[start]

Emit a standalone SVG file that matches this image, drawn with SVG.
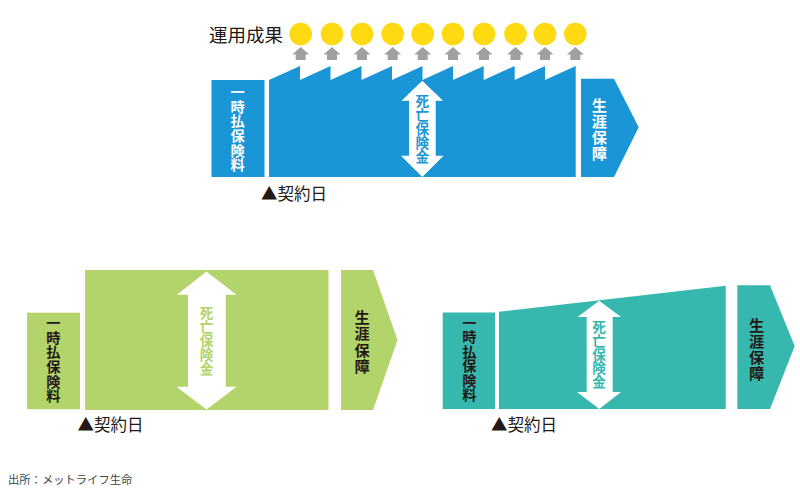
<svg xmlns="http://www.w3.org/2000/svg" width="800" height="492" viewBox="0 0 800 492">
<style>
text{font-family:"Noto Sans CJK JP","Noto Sans",sans-serif}
.v{text-anchor:middle;font-weight:700}
.p{font-size:14.2px}
.l{font-size:15.2px}
.d{font-size:13.6px}
.w{fill:#fff}.k{fill:#231815}
.t{font-size:16.5px;fill:#231815}
.b{fill:#1a96d6}.g{fill:#b2d46a}.c{fill:#36b8ae}
.coin{fill:#ffda12}.up{fill:#a0a0a0}
</style>
<defs>
<polygon id="up" points="0,0 8.5,7.5 5,7.5 5,13 -5,13 -5,7.5 -8.5,7.5"/>
</defs>
<g id="coins">
<circle class="coin" cx="300.7" cy="34" r="11.3"/><circle class="coin" cx="332" cy="34" r="11.3"/><circle class="coin" cx="362" cy="34" r="11.3"/><circle class="coin" cx="392.7" cy="34" r="11.3"/><circle class="coin" cx="422.7" cy="34" r="11.3"/><circle class="coin" cx="453" cy="34" r="11.3"/><circle class="coin" cx="484" cy="34" r="11.3"/><circle class="coin" cx="515.5" cy="34" r="11.3"/><circle class="coin" cx="545" cy="34" r="11.3"/><circle class="coin" cx="575.3" cy="34" r="11.3"/>
</g>
<g id="coin-arrows" class="up">
<use href="#up" x="300.7" y="47"/><use href="#up" x="332" y="47"/><use href="#up" x="362" y="47"/><use href="#up" x="392.7" y="47"/><use href="#up" x="422.7" y="47"/><use href="#up" x="453" y="47"/><use href="#up" x="484" y="47"/><use href="#up" x="515.5" y="47"/><use href="#up" x="545" y="47"/><use href="#up" x="575.3" y="47"/>
</g>
<g id="top-title"><text x="209" y="42" font-size="18.5" class="k">運用成果</text></g>
<g id="top-premium">
<rect class="b" x="211.5" y="80" width="53" height="97"/>
<text class="v p w" x="237.7 237.7 237.7 237.7 237.7 237.7" y="97 111.7 126.4 141.1 155.8 170.3">一時払保険料</text>
</g>
<g id="top-main">
<polygon class="b" points="269,80 300,66 300,80 330.5,66 330.5,80 361.5,66 361.5,80 392,66 392,80 422.5,66 422.5,80 453,66 453,80 483.7,66 483.7,80 514.7,66 514.7,80 545,66 545,80 575.7,66 575.7,177 269,177"/>
<polygon class="w" points="422.3,80.7 443,100.7 435.7,100.7 435.7,155.7 443.5,155.7 422.3,177 401,155.7 409,155.7 409,100.7 401.5,100.7"/>
<text class="v d b" x="422.3 422.3 422.3 422.3 422.3" y="105.7 119.9 134 148.2 162.3">死亡保険金</text>
</g>
<g id="top-life">
<polygon class="b" points="581,78.7 614,78.7 638.7,127.3 614,177 581,177"/>
<text class="v l w" x="599.3 599.3 599.3 599.3" y="110.5 126.6 142.7 158.8">生涯保障</text>
</g>
<g id="top-date"><text class="t" x="261" y="200">▲契約日</text></g>

<g id="left-premium">
<rect class="g" x="27" y="312.7" width="53" height="96.5"/>
<text class="v p k" x="53.3 53.3 53.3 53.3 53.3 53.3" y="328 342.7 357.4 372.1 386.8 401">一時払保険料</text>
</g>
<g id="left-main">
<rect class="g" x="85" y="270" width="243.5" height="140"/>
<polygon class="w" points="206.5,271.5 236.5,294.7 225.7,294.7 225.7,386.7 236.5,386.7 206.5,409.5 176.5,386.7 188,386.7 188,294.7 177,294.7"/>
<text class="v d g" x="206.5 206.5 206.5 206.5 206.5" y="317.7 331.9 346 360.2 374.3">死亡保険金</text>
</g>
<g id="left-life">
<polygon class="g" points="341,270 373,270 397.5,340 373,410 341,410"/>
<text class="v l k" x="362 362 362 362" y="322.5 339 355.5 372">生涯保障</text>
</g>
<g id="left-date"><text class="t" x="77.5" y="431">▲契約日</text></g>

<g id="right-premium">
<rect class="c" x="442.7" y="312.5" width="52.3" height="96.5"/>
<text class="v p k" x="469.3 469.3 469.3 469.3 469.3 469.3" y="328 342.4 356.8 371.2 385.6 399.5">一時払保険料</text>
</g>
<g id="right-main">
<polygon class="c" points="499,311.7 725.7,285.7 725.7,409 499,409"/>
<polygon class="w" points="599.3,300.7 621,317 612.7,317 612.7,392 621,392 599.3,409 577,392 586.7,392 586.7,317 577.5,317"/>
<text class="v d c" x="599 599 599 599 599" y="331.7 345.6 359.5 373.4 387.3">死亡保険金</text>
</g>
<g id="right-life">
<polygon class="c" points="737.3,285.3 770,285.3 794.7,346 770,409 737.3,409"/>
<text class="v l k" x="756.7 756.7 756.7 756.7" y="330.5 346.6 362.7 378.8">生涯保障</text>
</g>
<g id="right-date"><text class="t" x="491" y="431">▲契約日</text></g>
<g id="source"><text x="8" y="484" font-size="11.3" fill="#444">出所：メットライフ生命</text></g>
</svg>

[end]

### Work to complete
Copy the material above exactly and drop the pictures.

### Written solution
Emit a standalone SVG file that matches this image, drawn with SVG.
<svg xmlns="http://www.w3.org/2000/svg" width="800" height="492" viewBox="0 0 800 492">
<style>
text{font-family:"Noto Sans CJK JP","Noto Sans",sans-serif}
.v{text-anchor:middle;font-weight:700}
.p{font-size:14.2px}
.l{font-size:15.2px}
.d{font-size:13.6px}
.w{fill:#fff}.k{fill:#231815}
.t{font-size:16.5px;fill:#231815}
.b{fill:#1a96d6}.g{fill:#b2d46a}.c{fill:#36b8ae}
.coin{fill:#ffda12}.up{fill:#a0a0a0}
</style>
<defs>
<polygon id="up" points="0,0 8.5,7.5 5,7.5 5,13 -5,13 -5,7.5 -8.5,7.5"/>
</defs>
<g id="coins">
<circle class="coin" cx="300.7" cy="34" r="11.3"/><circle class="coin" cx="332" cy="34" r="11.3"/><circle class="coin" cx="362" cy="34" r="11.3"/><circle class="coin" cx="392.7" cy="34" r="11.3"/><circle class="coin" cx="422.7" cy="34" r="11.3"/><circle class="coin" cx="453" cy="34" r="11.3"/><circle class="coin" cx="484" cy="34" r="11.3"/><circle class="coin" cx="515.5" cy="34" r="11.3"/><circle class="coin" cx="545" cy="34" r="11.3"/><circle class="coin" cx="575.3" cy="34" r="11.3"/>
</g>
<g id="coin-arrows" class="up">
<use href="#up" x="300.7" y="47"/><use href="#up" x="332" y="47"/><use href="#up" x="362" y="47"/><use href="#up" x="392.7" y="47"/><use href="#up" x="422.7" y="47"/><use href="#up" x="453" y="47"/><use href="#up" x="484" y="47"/><use href="#up" x="515.5" y="47"/><use href="#up" x="545" y="47"/><use href="#up" x="575.3" y="47"/>
</g>
<g id="top-title"><text x="209" y="42" font-size="18.5" class="k">運用成果</text></g>
<g id="top-premium">
<rect class="b" x="211.5" y="80" width="53" height="97"/>
<text class="v p w" x="237.7 237.7 237.7 237.7 237.7 237.7" y="97 111.7 126.4 141.1 155.8 170.3">一時払保険料</text>
</g>
<g id="top-main">
<polygon class="b" points="269,80 300,66 300,80 330.5,66 330.5,80 361.5,66 361.5,80 392,66 392,80 422.5,66 422.5,80 453,66 453,80 483.7,66 483.7,80 514.7,66 514.7,80 545,66 545,80 575.7,66 575.7,177 269,177"/>
<polygon class="w" points="422.3,80.7 443,100.7 435.7,100.7 435.7,155.7 443.5,155.7 422.3,177 401,155.7 409,155.7 409,100.7 401.5,100.7"/>
<text class="v d b" x="422.3 422.3 422.3 422.3 422.3" y="105.7 119.9 134 148.2 162.3">死亡保険金</text>
</g>
<g id="top-life">
<polygon class="b" points="581,78.7 614,78.7 638.7,127.3 614,177 581,177"/>
<text class="v l w" x="599.3 599.3 599.3 599.3" y="110.5 126.6 142.7 158.8">生涯保障</text>
</g>
<g id="top-date"><text class="t" x="261" y="200">▲契約日</text></g>

<g id="left-premium">
<rect class="g" x="27" y="312.7" width="53" height="96.5"/>
<text class="v p k" x="53.3 53.3 53.3 53.3 53.3 53.3" y="328 342.7 357.4 372.1 386.8 401">一時払保険料</text>
</g>
<g id="left-main">
<rect class="g" x="85" y="270" width="243.5" height="140"/>
<polygon class="w" points="206.5,271.5 236.5,294.7 225.7,294.7 225.7,386.7 236.5,386.7 206.5,409.5 176.5,386.7 188,386.7 188,294.7 177,294.7"/>
<text class="v d g" x="206.5 206.5 206.5 206.5 206.5" y="317.7 331.9 346 360.2 374.3">死亡保険金</text>
</g>
<g id="left-life">
<polygon class="g" points="341,270 373,270 397.5,340 373,410 341,410"/>
<text class="v l k" x="362 362 362 362" y="322.5 339 355.5 372">生涯保障</text>
</g>
<g id="left-date"><text class="t" x="77.5" y="431">▲契約日</text></g>

<g id="right-premium">
<rect class="c" x="442.7" y="312.5" width="52.3" height="96.5"/>
<text class="v p k" x="469.3 469.3 469.3 469.3 469.3 469.3" y="328 342.4 356.8 371.2 385.6 399.5">一時払保険料</text>
</g>
<g id="right-main">
<polygon class="c" points="499,311.7 725.7,285.7 725.7,409 499,409"/>
<polygon class="w" points="599.3,300.7 621,317 612.7,317 612.7,392 621,392 599.3,409 577,392 586.7,392 586.7,317 577.5,317"/>
<text class="v d c" x="599 599 599 599 599" y="331.7 345.6 359.5 373.4 387.3">死亡保険金</text>
</g>
<g id="right-life">
<polygon class="c" points="737.3,285.3 770,285.3 794.7,346 770,409 737.3,409"/>
<text class="v l k" x="756.7 756.7 756.7 756.7" y="330.5 346.6 362.7 378.8">生涯保障</text>
</g>
<g id="right-date"><text class="t" x="491" y="431">▲契約日</text></g>
<g id="source"><text x="8" y="484" font-size="11.3" fill="#444">出所：メットライフ生命</text></g>
</svg>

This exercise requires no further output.